The Mediterranean, on repeat
There’s a Mediterranean August that involves discovering somewhere new. Then there’s the other kind: the same villa, the same fortnight, the same corner table at a restaurant that has never once been fashionable, where the waiter has watched three generations of one family argue over the bill without ever being allowed to see it settled.
Repetition is the whole point. Novelty is for people who are still choosing; this crowd chose decades ago — a stretch of Ligurian coast, a Greek island nobody influences from, a Provençal farmhouse bought when it cost nothing and now worth too much to admit. If there’s a boat, it’s wooden, old, and slightly too small for the party. Nothing gets geotagged. The fortnight ends when it has always ended, and next year it will happen again, identically, on purpose.

The English alternative
A quieter faction never crosses the Channel at all. It heads for the coast — north Norfolk, the Cornish estuaries, the west of Scotland by sea — to villages that look, quite deliberately, like nothing at all. The uniform is thirty years old: fraying guernseys, sailing smocks, a car full of dogs and damp towels. Cowes fills with serious sailors in the first week of August; after that, the serious money scatters to anchorages you’ve never heard of and won’t be told about.

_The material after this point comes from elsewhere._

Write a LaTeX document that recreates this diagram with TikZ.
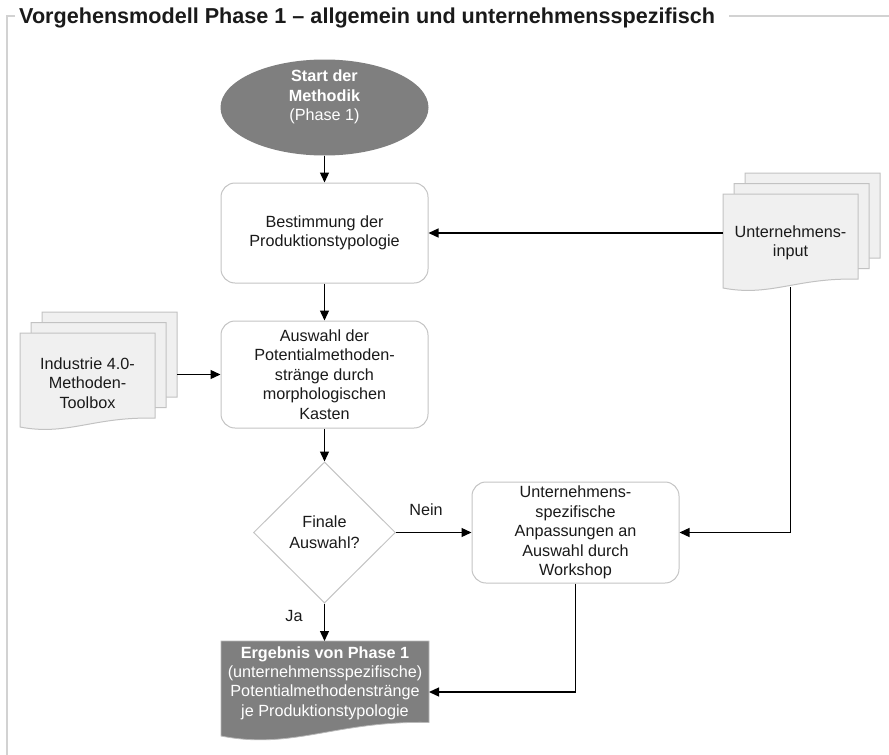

This is the defiantly unglamorous August, and it might be the most confident of the lot. It takes a certain kind of security to spend the smartest month of the year somewhere with one shop. The children are given jobs — sails to fold, ponies to muck out, younger cousins to mind — because nothing in this world is more carefully manufactured than the appearance of a hardy childhood.

Where they absolutely are not
It’s worth being precise about the places this migration avoids, because the list is instructive. Not St-Tropez in August — that stopped being possible somewhere around 1973, and everyone who matters agrees to pretend it was earlier. Not Mykonos. Not anywhere with a beach club that has a brand partnership, a DJ before sunset, or a queue of any kind. Not, heaven forbid, anywhere new.
The rule underneath is simple: if a place is having a moment, old money has already left. A moment implies arrival, and arrival is the one thing this crowd never wants to be seen doing. The whole architecture of the quiet August — the borrowed moor, the unfashionable villa, the village with one shop — exists so that nobody can accuse anyone of turning up.
The wardrobe gives it away
You can read the whole system in the luggage. Nothing is new. The leather suitcases predate the airline weight limit and are carried in defiance of it. The swimwear is faded to colours no brand would sell. Jumpers are darned, deliberately visibly, because a mend says continuity in a way a label never could. If anything is purchased for August at all, it is bought in the village when the weather turns, which is half the reason the village shop survives.
The one item that is always immaculate: the wellingtons. Green, unbranded to the untrained eye, and replaced quietly every few years like a state secret.
How to tell the difference
The August of achievement is a long weekend, photographed. The August of inheritance is a month, undocumented. One counts experiences; the other counts repetitions — same month, same house, same faces, some of them on their fortieth consecutive year and still complaining about the mattresses.
If you’re ever unsure which one you’re looking at, count the photographs. The fewer there are, the older the money.
London, meanwhile, belongs to everyone else until September — which is either the price of admission or the best-kept secret of the whole arrangement, depending on where you’re standing. Worth knowing where everybody went, either way. Dying wondering would be worse.